Im Jahre 325 n. Chr. erließ Kaiser Konstantin, der das Verbot des Christentums aufhob, ein an die Gouverneure der östlichen Provinzen gerichtetes Edikt:

„In Zeiten, in denen Frieden und innenpolitische Ruhe herrschen, missfallen uns blutige Vorführungen. Deshalb verfügen wir, dass es keine Gladiatoren mehr geben darf. Die, die ihrer Verbrechen wegen früher dazu verurteilt wurden, Gladiatoren zu werden, sollen ab jetzt in den Bergwerken arbeiten. So büßen sie die Strafe für ihre Verbrechen, ohne ihr Blut vergießen zu müssen.“

Im selben Jahr erließ er ein Gesetz gegen Tierhetzen. Praktisch konnte das Publikum diesen tradierten Belustigungen nur langsam entwöhnt werden.

Wie jede Kulturrevolution, dauerte die Umstellung der Herrschaftspraktiken und des Menschenbildes Jahrhunderte, zumal noch die Völkerwanderung mit ihren rauen Sitten dazwischenkam und im Mittelalter die Gedankenwelt des frühen Christentums und der Antike teilweise verlustig gegangen war.

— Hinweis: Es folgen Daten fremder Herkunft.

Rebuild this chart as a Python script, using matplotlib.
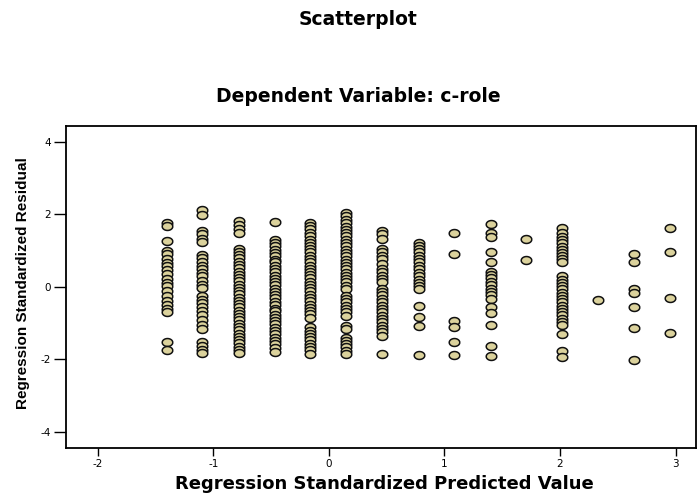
import numpy as np
import matplotlib
matplotlib.use("Agg")
import matplotlib.pyplot as plt

plt.rcParams['axes.unicode_minus'] = False

# predicted values (one column of points each) and the residuals read per column
pred_levels = [-1.40, -1.10, -0.78, -0.47, -0.16, 0.15, 0.46, 0.78,
               1.08, 1.40, 1.71, 2.02, 2.33, 2.64, 2.95]

resid_1 = [1.76, 1.68, 1.25, 0.99, 0.90, 0.76, 0.65, 0.56, 0.47, 0.35, 0.21,
           0.10, 0.01, -0.11, -0.25, -0.39, -0.50, -0.62, -0.69, -1.53, -1.74]
resid_2 = [2.12, 1.98, 1.55, 1.45, 1.33, 1.24, 0.87, 0.78, 0.67, 0.58, 0.49,
           0.38, 0.29, 0.17, 0.05, -0.04, -0.26, -0.36, -0.45, -0.57, -0.66,
           -0.78, -0.91, -1.06, -1.17, -1.53, -1.63, -1.74, -1.83]
resid_3 = [1.82, 1.70, 1.59, 1.48, 1.04, 0.95, 0.87, 0.78, 0.69, 0.60, 0.51,
           0.42, 0.33, 0.24, 0.15, 0.06, -0.03, -0.12, -0.21, -0.30, -0.39,
           -0.48, -0.57, -0.66, -0.75, -0.84, -0.93, -1.02, -1.11, -1.20,
           -1.29, -1.38, -1.47, -1.56, -1.65, -1.74, -1.83]
resid_4 = [1.78, 1.30, 1.21, 1.12, 1.02, 0.94, 0.85, 0.75, 0.67, 0.58, 0.48,
           0.40, 0.31, 0.22, 0.12, 0.04, -0.05, -0.14, -0.24, -0.32, -0.41,
           -0.50, -0.60, -0.68, -0.77, -0.87, -0.95, -1.04, -1.14, -1.22,
           -1.31, -1.41, -1.50, -1.59, -1.68, -1.79]
resid_5 = [1.76, 1.67, 1.58, 1.48, 1.40, 1.30, 1.22, 1.12, 1.03, 0.95, 0.85,
           0.77, 0.68, 0.58, 0.50, 0.41, 0.32, 0.23, 0.14, 0.05, -0.04, -0.13,
           -0.22, -0.31, -0.40, -0.49, -0.58, -0.67, -0.76, -0.85, -1.12,
           -1.21, -1.30, -1.39, -1.48, -1.57, -1.66, -1.75, -1.86]
resid_6 = [2.03, 1.94, 1.85, 1.76, 1.66, 1.57, 1.48, 1.39, 1.30, 1.21, 1.12,
           1.02, 0.93, 0.84, 0.75, 0.66, 0.57, 0.48, 0.39, 0.30, 0.21, 0.12,
           0.03, -0.06, -0.25, -0.34, -0.43, -0.52, -0.61, -0.70, -0.80,
           -1.07, -1.16, -1.40, -1.49, -1.58, -1.67, -1.76, -1.86]
resid_7 = [1.55, 1.45, 1.33, 1.04, 0.95, 0.86, 0.76, 0.63, 0.49, 0.40, 0.31,
           0.21, 0.12, -0.06, -0.15, -0.24, -0.33, -0.42, -0.52, -0.61, -0.70,
           -0.80, -0.89, -0.98, -1.08, -1.17, -1.26, -1.35, -1.86]
resid_8 = [1.22, 1.13, 1.04, 0.95, 0.86, 0.76, 0.67, 0.58, 0.48, 0.39, 0.30,
           0.20, 0.11, 0.03, -0.06, -0.52, -0.82, -1.09, -1.88]
resid_9 = [1.48, 0.90, -0.94, -1.12, -1.52, -1.88]
resid_10 = [1.73, 1.48, 1.36, 0.97, 0.69, 0.41, 0.32, 0.23, 0.14, 0.05, -0.05,
            -0.14, -0.24, -0.34, -0.57, -0.71, -1.06, -1.63, -1.90]
resid_11 = [1.32, 0.75]
resid_12 = [1.61, 1.47, 1.38, 1.29, 1.20, 1.11, 1.02, 0.93, 0.84, 0.76, 0.67,
            0.29, 0.20, 0.11, 0.02, -0.07, -0.16, -0.25, -0.34, -0.43, -0.52,
            -0.61, -0.70, -0.79, -0.88, -0.97, -1.06, -1.30, -1.77, -1.95]
resid_13 = [-0.36]
resid_14 = [0.90, 0.69, -0.06, -0.17, -0.57, -1.15, -2.01]
resid_15 = [1.61, 0.95, -0.32, -1.28]

residuals = [resid_1, resid_2, resid_3, resid_4, resid_5, resid_6, resid_7,
             resid_8, resid_9, resid_10, resid_11, resid_12, resid_13,
             resid_14, resid_15]

x = []
y = []
for lvl, col in zip(pred_levels, residuals):
    x += [lvl] * len(col)
    y += col

fig = plt.figure(figsize=(6.97, 4.97), dpi=100)
ax = fig.add_axes([0.094, 0.099, 0.905, 0.648])

# the original chart is stretched sideways, so the dots are ellipses
t = np.linspace(0, 2 * np.pi, 41)
ellipse = list(zip(np.cos(t), 0.75 * np.sin(t)))
ax.plot(x, y, linestyle='none', marker=ellipse, markersize=7.6,
        markerfacecolor='#dbd29c', markeredgecolor='#111111',
        markeredgewidth=1.1)

ax.set_xlim(-2.28, 3.18)
ax.set_ylim(-4.44, 4.44)
ax.set_xticks([-2, -1, 0, 1, 2, 3])
ax.set_yticks([-4, -2, 0, 2, 4])
ax.tick_params(axis='x', length=5.8, width=1, pad=2, labelsize=7.5)
ax.tick_params(axis='y', length=8.6, width=1, pad=2, labelsize=7.5)
for s in ax.spines.values():
    s.set_linewidth(1.3)

fig.text(0.514, 0.960, 'Scatterplot', ha='center', va='center',
         fontsize=13.5, fontweight='bold', family='DejaVu Sans')
fig.text(0.514, 0.805, 'Dependent Variable: c-role', ha='center', va='center',
         fontsize=13.5, fontweight='bold', family='DejaVu Sans')
fig.text(0.551, 0.026, 'Regression Standardized Predicted Value',
         ha='center', va='center', fontsize=13, fontweight='bold',
         family='DejaVu Sans')
fig.text(0.033, 0.43, 'Regression Standardized Residual', rotation=90,
         ha='center', va='center', fontsize=11, fontweight='bold',
         family='Liberation Sans')

fig.savefig('out.png', dpi=100)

Man kann natürlich zehn Tonnen Literatur herbeischaffen, was unter der Herrschaft von Juden und Christen alles aus dem Ruder gelaufen ist. Solche Erbsenzählerei bringt es nicht. Man muß die großen Linien im Auge behalten, und da hatte das Christentum gegenüber dem Islam auf die lange Sicht von 1.400 Jahren viele Vorteile. Es hat mehr wirtschaftliche Entwicklung erlaubt, es hat der Wissenschaft nicht völlig im Weg gestanden und es hat sich im Gegensatz zum Islam seit dem Jahr 700 noch fortentwickelt. Die Eigentumsrechte der Bürger sind im Westen doch weiter entwickelt, wie in Nordafrika oder im Nahen Osten. Im späten Rom galt in Nordafrika und in Europa das gleiche individualistische Recht. In Afrika wurde es durch islamisches Recht ersetzt. Ein Rückschritt, wie man sieht. Gegenüber dem Atheismus hatte das Christentum den Vorteil einer höheren moralischen Instanz über den irdischen Autoritäten. Der Sozialismus, der darauf bewußt verzichtete, war eine kurzlebige Entgleisung, die mit dem Tod seiner Führer Hitler, Stalin und Breshnew abgeschlossen wurde.

Auch das Judentum hat gegenüber dem Islam Vorteile, wie man durch Vergleich von Israel mit seinen Nachbarn erkennen kann. Haifa ist heute ein Wissenschaftsstandort erster Güte. So etwas haben Kairo und Damaskus nicht zu bieten.

Natürlich hat das Christentum viele Tücken. Immer, wenn  es mit dem Staat zu eng verquickt ist, wird es ekelhaft. Egal ob es die Wiedertäufer waren, die Deutschen Christen, die Christen im Sozialismus oder die staatsfrommen Merkelmitläufer, immer hat die Kirche Reputation verloren und das Christentum Anhänger.

Zu Ostern noch ein frommer Gedanke: So ein weiser Vater im Himmel, der die Sünden in sein großes Buch schreibt, ist gar nicht so schlecht. Jesus hatte übrigens nicht so sehr die kleinen Sünder im Visier, sondern Zöllner, Hohepriester und Steuereinnehmer, die zu große Staatsnähe pflegten, und diejenigen Pharisäer, die glaubten alles richtig zu machen und dabei Hoffart entwickelten. Selbsternannte Gutmenschen gab es schon im biblischen Palästina zuhauf.

Die Grünen und die Journalisten, das sind die Pharisäer der Moderne.